We see that the unsupervised metric is closely correlated with the BLEU2VEC supervised metric. Although they are not always aligned, the metric can be very useful when no ground truth data is available. The histograms illustrate the correlation between the two metrics.

The unsupervised metric is ranged between -5 and 0. Larges values indicate larger probability of a good translation.

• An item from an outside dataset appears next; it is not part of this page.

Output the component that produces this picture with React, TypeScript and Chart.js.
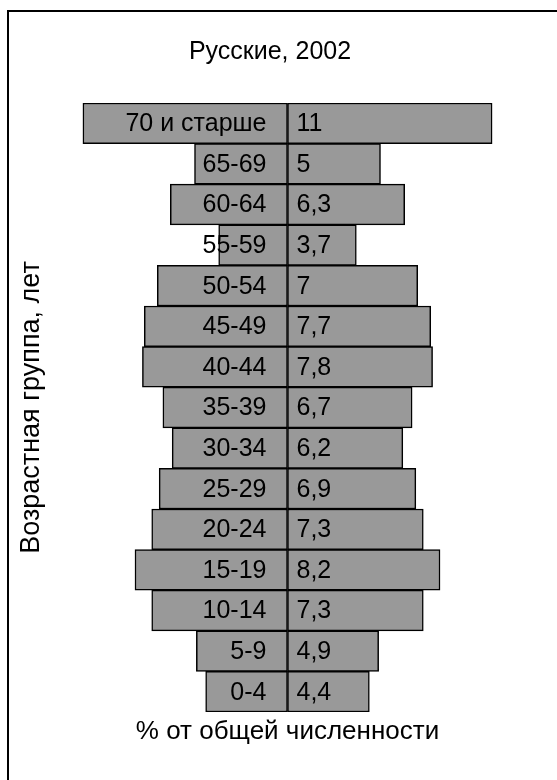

We have used an unsupervised approach to QE where no training or access to any additional resources besides the MT system is required. Besides exploiting softmax output probability distribution and the entropy of attention weights from the NMT model, we leverage uncertainty quantification for unsupervised QE. We show that the indicators extracted from the NMT system constitute a rich source of information, competitive with supervised QE methods.